__Set task__
Extract word for word the lines of the listing from its start to the line holding "const yTitle = 'Period T';", both ends kept; pictures are not part of the copy.

__Given information__

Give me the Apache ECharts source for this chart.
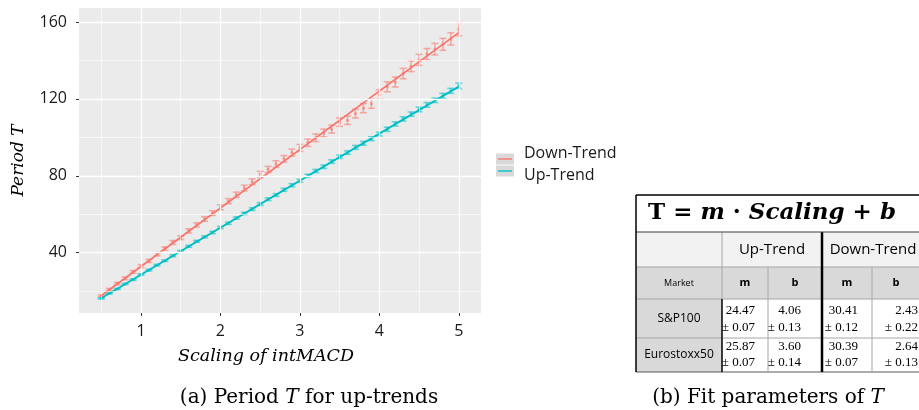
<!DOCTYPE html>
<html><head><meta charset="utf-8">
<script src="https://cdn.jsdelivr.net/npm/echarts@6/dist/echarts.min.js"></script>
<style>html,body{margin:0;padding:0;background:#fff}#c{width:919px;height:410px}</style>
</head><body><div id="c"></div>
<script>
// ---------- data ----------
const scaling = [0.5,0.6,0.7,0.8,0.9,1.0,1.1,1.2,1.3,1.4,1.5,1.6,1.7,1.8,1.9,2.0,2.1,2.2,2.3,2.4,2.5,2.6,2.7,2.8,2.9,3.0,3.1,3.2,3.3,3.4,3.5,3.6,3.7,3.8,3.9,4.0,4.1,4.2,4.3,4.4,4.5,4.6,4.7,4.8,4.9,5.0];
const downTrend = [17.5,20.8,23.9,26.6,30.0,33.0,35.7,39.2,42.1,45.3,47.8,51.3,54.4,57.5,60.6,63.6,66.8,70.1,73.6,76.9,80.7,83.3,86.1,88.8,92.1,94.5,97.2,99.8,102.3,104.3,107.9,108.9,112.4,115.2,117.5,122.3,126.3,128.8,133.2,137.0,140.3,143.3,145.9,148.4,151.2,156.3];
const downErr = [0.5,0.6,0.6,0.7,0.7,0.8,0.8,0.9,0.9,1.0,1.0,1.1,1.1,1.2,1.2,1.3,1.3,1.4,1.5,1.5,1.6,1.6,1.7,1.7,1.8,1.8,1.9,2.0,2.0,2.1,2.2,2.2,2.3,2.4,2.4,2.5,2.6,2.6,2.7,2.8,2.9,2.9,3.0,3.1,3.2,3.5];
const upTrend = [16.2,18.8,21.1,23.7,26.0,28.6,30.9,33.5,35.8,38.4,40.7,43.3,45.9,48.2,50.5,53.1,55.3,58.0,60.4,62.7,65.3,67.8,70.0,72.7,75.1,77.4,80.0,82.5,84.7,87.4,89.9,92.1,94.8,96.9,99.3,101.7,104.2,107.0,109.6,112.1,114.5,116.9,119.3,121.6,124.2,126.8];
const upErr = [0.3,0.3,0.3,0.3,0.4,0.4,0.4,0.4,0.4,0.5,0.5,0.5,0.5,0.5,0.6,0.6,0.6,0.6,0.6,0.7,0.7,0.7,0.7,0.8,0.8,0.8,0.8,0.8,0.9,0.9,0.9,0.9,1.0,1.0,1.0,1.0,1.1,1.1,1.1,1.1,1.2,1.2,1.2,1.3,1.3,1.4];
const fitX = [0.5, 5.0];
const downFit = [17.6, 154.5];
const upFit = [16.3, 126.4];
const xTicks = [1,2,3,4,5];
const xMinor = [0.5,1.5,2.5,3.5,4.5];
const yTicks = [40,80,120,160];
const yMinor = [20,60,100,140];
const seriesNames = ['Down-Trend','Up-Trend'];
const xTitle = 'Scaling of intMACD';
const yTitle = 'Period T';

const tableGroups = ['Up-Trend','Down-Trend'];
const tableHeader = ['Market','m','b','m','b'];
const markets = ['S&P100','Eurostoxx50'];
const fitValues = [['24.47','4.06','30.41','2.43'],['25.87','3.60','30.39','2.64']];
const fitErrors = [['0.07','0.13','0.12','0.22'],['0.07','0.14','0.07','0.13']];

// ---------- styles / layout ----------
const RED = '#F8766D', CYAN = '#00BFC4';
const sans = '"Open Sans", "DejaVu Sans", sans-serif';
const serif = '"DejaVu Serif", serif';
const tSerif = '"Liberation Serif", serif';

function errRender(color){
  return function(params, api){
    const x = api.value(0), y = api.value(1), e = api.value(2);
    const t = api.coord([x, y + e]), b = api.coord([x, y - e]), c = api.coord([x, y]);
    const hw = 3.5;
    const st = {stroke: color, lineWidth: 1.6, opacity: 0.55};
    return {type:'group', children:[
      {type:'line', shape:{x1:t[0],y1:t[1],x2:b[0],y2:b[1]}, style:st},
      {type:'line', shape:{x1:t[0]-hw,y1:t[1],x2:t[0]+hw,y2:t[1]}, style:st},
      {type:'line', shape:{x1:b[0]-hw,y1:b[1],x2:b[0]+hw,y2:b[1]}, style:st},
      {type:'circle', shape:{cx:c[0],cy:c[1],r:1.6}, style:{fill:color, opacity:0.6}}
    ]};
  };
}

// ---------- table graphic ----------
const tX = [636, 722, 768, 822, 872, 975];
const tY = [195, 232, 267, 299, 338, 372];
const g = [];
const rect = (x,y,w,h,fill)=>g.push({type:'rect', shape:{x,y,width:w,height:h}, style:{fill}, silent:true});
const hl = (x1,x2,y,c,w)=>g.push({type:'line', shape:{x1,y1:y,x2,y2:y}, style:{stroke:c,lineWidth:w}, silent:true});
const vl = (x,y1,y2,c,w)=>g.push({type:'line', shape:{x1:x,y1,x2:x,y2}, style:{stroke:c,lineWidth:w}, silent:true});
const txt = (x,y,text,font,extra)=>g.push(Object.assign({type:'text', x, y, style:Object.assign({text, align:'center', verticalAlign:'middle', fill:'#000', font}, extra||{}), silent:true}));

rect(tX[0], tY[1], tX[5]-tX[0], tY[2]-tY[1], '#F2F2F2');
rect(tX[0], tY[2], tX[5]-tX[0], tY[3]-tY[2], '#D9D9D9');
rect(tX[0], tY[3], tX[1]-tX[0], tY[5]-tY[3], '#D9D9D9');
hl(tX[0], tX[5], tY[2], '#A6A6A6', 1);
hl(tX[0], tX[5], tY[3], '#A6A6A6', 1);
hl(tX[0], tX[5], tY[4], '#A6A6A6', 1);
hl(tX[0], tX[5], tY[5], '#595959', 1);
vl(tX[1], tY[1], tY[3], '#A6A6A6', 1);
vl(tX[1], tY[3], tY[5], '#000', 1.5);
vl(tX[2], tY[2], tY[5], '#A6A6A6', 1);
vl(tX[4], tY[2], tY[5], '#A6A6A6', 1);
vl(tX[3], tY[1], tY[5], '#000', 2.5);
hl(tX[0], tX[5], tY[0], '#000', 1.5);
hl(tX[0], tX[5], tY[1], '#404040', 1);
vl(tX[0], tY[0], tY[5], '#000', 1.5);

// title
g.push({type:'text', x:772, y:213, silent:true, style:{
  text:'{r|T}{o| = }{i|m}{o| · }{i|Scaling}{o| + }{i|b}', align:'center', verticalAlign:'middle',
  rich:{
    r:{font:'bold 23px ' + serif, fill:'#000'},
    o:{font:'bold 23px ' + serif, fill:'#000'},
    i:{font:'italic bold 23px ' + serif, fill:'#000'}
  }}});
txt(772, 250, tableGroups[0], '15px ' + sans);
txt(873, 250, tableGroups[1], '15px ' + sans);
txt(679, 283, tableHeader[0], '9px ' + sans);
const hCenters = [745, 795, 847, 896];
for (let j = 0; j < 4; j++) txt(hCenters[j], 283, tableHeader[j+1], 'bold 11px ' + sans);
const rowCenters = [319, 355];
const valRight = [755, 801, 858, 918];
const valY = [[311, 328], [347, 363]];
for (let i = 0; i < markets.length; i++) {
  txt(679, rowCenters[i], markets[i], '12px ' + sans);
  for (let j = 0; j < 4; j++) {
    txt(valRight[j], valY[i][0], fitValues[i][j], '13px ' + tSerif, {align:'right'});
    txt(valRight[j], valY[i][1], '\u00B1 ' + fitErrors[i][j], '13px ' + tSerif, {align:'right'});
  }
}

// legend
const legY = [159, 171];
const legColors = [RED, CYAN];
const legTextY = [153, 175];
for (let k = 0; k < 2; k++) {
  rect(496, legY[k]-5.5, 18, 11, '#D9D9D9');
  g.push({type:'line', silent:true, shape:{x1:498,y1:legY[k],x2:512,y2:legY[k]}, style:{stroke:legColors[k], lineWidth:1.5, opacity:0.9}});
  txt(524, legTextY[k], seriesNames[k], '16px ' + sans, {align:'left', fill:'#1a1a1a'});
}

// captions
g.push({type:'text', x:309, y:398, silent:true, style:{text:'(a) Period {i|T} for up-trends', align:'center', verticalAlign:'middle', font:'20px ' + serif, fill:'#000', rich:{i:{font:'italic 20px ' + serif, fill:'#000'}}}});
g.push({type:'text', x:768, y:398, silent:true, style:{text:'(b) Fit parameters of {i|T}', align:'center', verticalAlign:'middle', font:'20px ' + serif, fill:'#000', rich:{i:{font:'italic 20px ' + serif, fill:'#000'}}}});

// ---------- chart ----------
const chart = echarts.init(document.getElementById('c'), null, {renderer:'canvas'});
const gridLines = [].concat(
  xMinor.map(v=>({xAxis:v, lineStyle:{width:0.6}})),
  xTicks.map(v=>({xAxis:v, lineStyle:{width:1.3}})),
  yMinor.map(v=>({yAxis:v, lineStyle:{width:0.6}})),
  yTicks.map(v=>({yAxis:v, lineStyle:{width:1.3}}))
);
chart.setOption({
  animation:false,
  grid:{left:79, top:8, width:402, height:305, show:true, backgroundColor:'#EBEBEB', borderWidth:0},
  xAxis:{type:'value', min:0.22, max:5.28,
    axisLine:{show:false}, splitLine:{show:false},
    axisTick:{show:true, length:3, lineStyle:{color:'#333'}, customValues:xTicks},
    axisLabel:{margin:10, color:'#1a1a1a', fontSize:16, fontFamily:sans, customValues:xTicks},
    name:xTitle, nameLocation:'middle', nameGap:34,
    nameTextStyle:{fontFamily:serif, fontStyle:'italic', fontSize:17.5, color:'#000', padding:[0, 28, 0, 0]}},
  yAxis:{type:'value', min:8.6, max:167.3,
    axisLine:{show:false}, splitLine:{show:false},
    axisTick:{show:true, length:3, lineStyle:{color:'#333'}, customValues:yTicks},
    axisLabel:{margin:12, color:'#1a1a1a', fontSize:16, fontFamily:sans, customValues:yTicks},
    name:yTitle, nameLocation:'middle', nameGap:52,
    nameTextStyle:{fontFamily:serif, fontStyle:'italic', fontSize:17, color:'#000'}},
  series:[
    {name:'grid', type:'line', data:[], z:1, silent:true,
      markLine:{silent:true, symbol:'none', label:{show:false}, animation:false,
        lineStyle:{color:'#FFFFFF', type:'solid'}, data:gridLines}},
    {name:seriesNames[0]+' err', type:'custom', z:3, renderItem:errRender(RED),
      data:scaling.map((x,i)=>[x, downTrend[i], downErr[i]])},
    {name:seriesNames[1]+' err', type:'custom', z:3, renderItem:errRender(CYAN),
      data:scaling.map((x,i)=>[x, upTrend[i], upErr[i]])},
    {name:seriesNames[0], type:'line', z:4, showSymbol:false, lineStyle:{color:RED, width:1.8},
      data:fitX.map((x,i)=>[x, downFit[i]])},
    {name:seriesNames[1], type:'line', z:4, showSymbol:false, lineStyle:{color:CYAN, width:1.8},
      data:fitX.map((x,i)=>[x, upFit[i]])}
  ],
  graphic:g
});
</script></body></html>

__Result of this exercise__
Give me the Apache ECharts source for this chart.
<!DOCTYPE html>
<html><head><meta charset="utf-8">
<script src="https://cdn.jsdelivr.net/npm/echarts@6/dist/echarts.min.js"></script>
<style>html,body{margin:0;padding:0;background:#fff}#c{width:919px;height:410px}</style>
</head><body><div id="c"></div>
<script>
// ---------- data ----------
const scaling = [0.5,0.6,0.7,0.8,0.9,1.0,1.1,1.2,1.3,1.4,1.5,1.6,1.7,1.8,1.9,2.0,2.1,2.2,2.3,2.4,2.5,2.6,2.7,2.8,2.9,3.0,3.1,3.2,3.3,3.4,3.5,3.6,3.7,3.8,3.9,4.0,4.1,4.2,4.3,4.4,4.5,4.6,4.7,4.8,4.9,5.0];
const downTrend = [17.5,20.8,23.9,26.6,30.0,33.0,35.7,39.2,42.1,45.3,47.8,51.3,54.4,57.5,60.6,63.6,66.8,70.1,73.6,76.9,80.7,83.3,86.1,88.8,92.1,94.5,97.2,99.8,102.3,104.3,107.9,108.9,112.4,115.2,117.5,122.3,126.3,128.8,133.2,137.0,140.3,143.3,145.9,148.4,151.2,156.3];
const downErr = [0.5,0.6,0.6,0.7,0.7,0.8,0.8,0.9,0.9,1.0,1.0,1.1,1.1,1.2,1.2,1.3,1.3,1.4,1.5,1.5,1.6,1.6,1.7,1.7,1.8,1.8,1.9,2.0,2.0,2.1,2.2,2.2,2.3,2.4,2.4,2.5,2.6,2.6,2.7,2.8,2.9,2.9,3.0,3.1,3.2,3.5];
const upTrend = [16.2,18.8,21.1,23.7,26.0,28.6,30.9,33.5,35.8,38.4,40.7,43.3,45.9,48.2,50.5,53.1,55.3,58.0,60.4,62.7,65.3,67.8,70.0,72.7,75.1,77.4,80.0,82.5,84.7,87.4,89.9,92.1,94.8,96.9,99.3,101.7,104.2,107.0,109.6,112.1,114.5,116.9,119.3,121.6,124.2,126.8];
const upErr = [0.3,0.3,0.3,0.3,0.4,0.4,0.4,0.4,0.4,0.5,0.5,0.5,0.5,0.5,0.6,0.6,0.6,0.6,0.6,0.7,0.7,0.7,0.7,0.8,0.8,0.8,0.8,0.8,0.9,0.9,0.9,0.9,1.0,1.0,1.0,1.0,1.1,1.1,1.1,1.1,1.2,1.2,1.2,1.3,1.3,1.4];
const fitX = [0.5, 5.0];
const downFit = [17.6, 154.5];
const upFit = [16.3, 126.4];
const xTicks = [1,2,3,4,5];
const xMinor = [0.5,1.5,2.5,3.5,4.5];
const yTicks = [40,80,120,160];
const yMinor = [20,60,100,140];
const seriesNames = ['Down-Trend','Up-Trend'];
const xTitle = 'Scaling of intMACD';
const yTitle = 'Period T';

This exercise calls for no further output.